Extract the lines of the material below, beginning with the first and ending with the line that holds "const FS = 27;". Skip every picture.

##### Dataset excerpt #####

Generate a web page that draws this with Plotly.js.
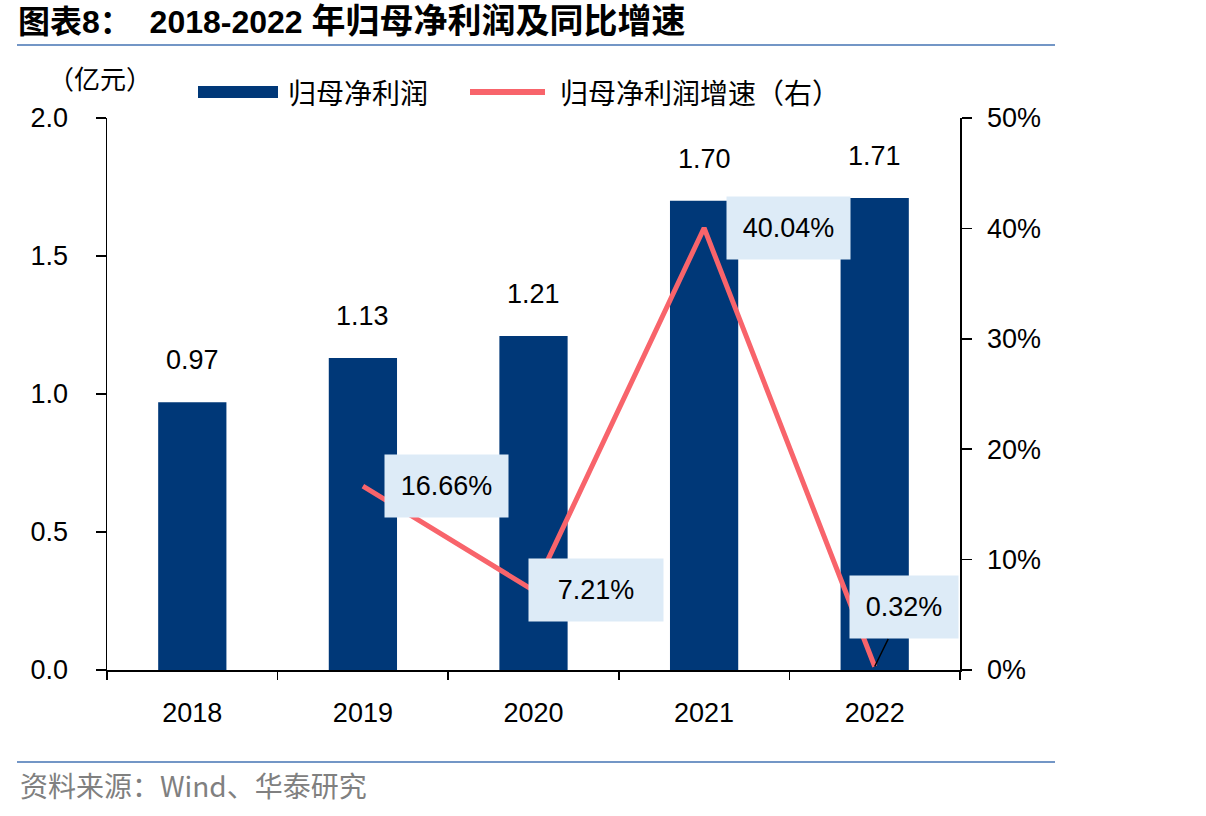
<!DOCTYPE html>
<html><head><meta charset="utf-8">
<script src="https://cdn.plot.ly/plotly-3.0.1.min.js"></script>
<style>body{margin:0;background:#fff}#c{width:1206px;height:816px}</style>
</head><body><div id="c"></div>
<script>
const years = ['2018','2019','2020','2021','2022'];
const profit = [0.97, 1.13, 1.21, 1.70, 1.71];
const growthYears = ['2019','2020','2021','2022'];
const growth = [0.1666, 0.0721, 0.4004, 0.0032];
const growthLabels = ['16.66%','7.21%','40.04%','0.32%'];

const FONT = 'Liberation Sans, Arial, Noto Sans CJK SC, sans-serif';
const CJK = 'Noto Sans CJK SC, Liberation Sans, sans-serif';
const BAR = '#003878';
const LINE = '#F8646B';
const BOX = '#DDEBF7';
const FS = 27;

const traces = [
  {type:'bar', x:years, y:profit, name:'归母净利润', marker:{color:BAR}, width:0.4, hoverinfo:'skip'},
  {type:'scatter', mode:'lines', x:growthYears, y:growth, yaxis:'y2', name:'归母净利润增速（右）',
   line:{color:LINE, width:5}, cliponaxis:false, hoverinfo:'skip'}
];

const annotations = [];
years.forEach((yr,i)=>annotations.push({x:years.indexOf(yr), y:profit[i], xref:'x', yref:'y', text:profit[i].toFixed(2),
  showarrow:false, xanchor:'center', yanchor:'middle', yshift:42, font:{family:FONT, size:FS, color:'#000'}}));
// label box styling (pixel offsets / sizes)
const boxStyle = [{dx:84, w:95}, {dx:62, w:106}, {dx:84, w:95}, {ax:29, ay:-59, w:80}];
growthYears.forEach((yr,i)=>{
  const s = boxStyle[i];
  const a = {x:years.indexOf(yr), y:growth[i], xref:'x', yref:'y2', text:growthLabels[i], bgcolor:BOX, borderpad:14,
    width:s.w, height:34, font:{family:FONT, size:FS, color:'#000'}};
  if(s.ax===undefined){ a.showarrow=false; a.xanchor='center'; a.yanchor='middle'; a.xshift=s.dx; }
  else { a.showarrow=true; a.arrowhead=0; a.arrowwidth=1.5; a.arrowcolor='#000'; a.ax=s.ax; a.ay=s.ay; }
  annotations.push(a);
});
const px = v => (v-107)/853, py = v => (670-v)/552;
annotations.push({xref:'paper', yref:'paper', x:px(100), y:py(77), xanchor:'center', yanchor:'middle', text:'（亿元）', showarrow:false,
  font:{family:CJK, size:26, color:'#000'}});
annotations.push({xref:'paper', yref:'paper', x:px(286), y:py(92), xanchor:'left', yanchor:'middle', text:'归母净利润', showarrow:false,
  font:{family:CJK, size:28, color:'#000'}});
annotations.push({xref:'paper', yref:'paper', x:px(558), y:py(92), xanchor:'left', yanchor:'middle', text:'归母净利润增速（右）', showarrow:false,
  font:{family:CJK, size:28, color:'#000'}});
annotations.push({xref:'paper', yref:'paper', x:px(18), y:py(785), xanchor:'left', yanchor:'middle', text:'资料来源：Wind、华泰研究', showarrow:false,
  font:{family:CJK, size:28, color:'#808080'}});

const shapes = [
  {type:'line', xref:'paper', yref:'paper', x0:px(17), x1:px(1055), y0:py(45), y1:py(45), line:{color:'#7396C6', width:2}},
  {type:'line', xref:'paper', yref:'paper', x0:px(17), x1:px(1055), y0:py(762), y1:py(762), line:{color:'#7396C6', width:2}},
  {type:'rect', xref:'paper', yref:'paper', x0:px(198), x1:px(278), y0:py(98), y1:py(86), fillcolor:BAR, line:{width:0}},
  {type:'line', xref:'paper', yref:'paper', x0:px(470), x1:px(545), y0:py(92), y1:py(92), line:{color:LINE, width:6}}
];

const layout = {
  width:1206, height:816, paper_bgcolor:'#fff', plot_bgcolor:'#fff',
  margin:{l:107, r:246, t:118, b:146},
  showlegend:false,
  title:{text:'<b>图表8：  2018-2022 <span style="font-size:34px">年归母净利润及同比增速</span></b>', x:18/1206, xanchor:'left', xref:'container',
    y:1-22/816, yref:'container', yanchor:'middle', font:{family:FONT, size:32, color:'#000'}},
  xaxis:{type:'category', showline:true, linecolor:'#000', linewidth:1.5, ticks:'outside', tickson:'boundaries',
    ticklen:8, tickcolor:'#000', tickwidth:1.5, showgrid:false, zeroline:false, ticklabelstandoff:18,
    tickfont:{family:FONT, size:FS, color:'#000'}, range:[-0.5,4.5]},
  yaxis:{range:[0,2], dtick:0.5, tickformat:'.1f', showline:true, linecolor:'#000', linewidth:1.5, ticks:'outside',
    ticklen:10, tickcolor:'#000', tickwidth:1.5, showgrid:false, zeroline:false, ticklabelstandoff:22,
    tickfont:{family:FONT, size:FS, color:'#000'}},
  yaxis2:{range:[0,0.5], dtick:0.1, tickformat:'.0%', overlaying:'y', side:'right', showline:true, linecolor:'#000',
    linewidth:1.5, ticks:'outside', ticklen:10, tickcolor:'#000', tickwidth:1.5, showgrid:false, zeroline:false,
    ticklabelstandoff:10, tickfont:{family:FONT, size:FS, color:'#000'}},
  annotations:annotations, shapes:shapes
};
Plotly.newPlot('c', traces, layout, {staticPlot:true});
</script></body></html>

#####

Task answer
Generate a web page that draws this with Plotly.js.
<!DOCTYPE html>
<html><head><meta charset="utf-8">
<script src="https://cdn.plot.ly/plotly-3.0.1.min.js"></script>
<style>body{margin:0;background:#fff}#c{width:1206px;height:816px}</style>
</head><body><div id="c"></div>
<script>
const years = ['2018','2019','2020','2021','2022'];
const profit = [0.97, 1.13, 1.21, 1.70, 1.71];
const growthYears = ['2019','2020','2021','2022'];
const growth = [0.1666, 0.0721, 0.4004, 0.0032];
const growthLabels = ['16.66%','7.21%','40.04%','0.32%'];

const FONT = 'Liberation Sans, Arial, Noto Sans CJK SC, sans-serif';
const CJK = 'Noto Sans CJK SC, Liberation Sans, sans-serif';
const BAR = '#003878';
const LINE = '#F8646B';
const BOX = '#DDEBF7';
const FS = 27;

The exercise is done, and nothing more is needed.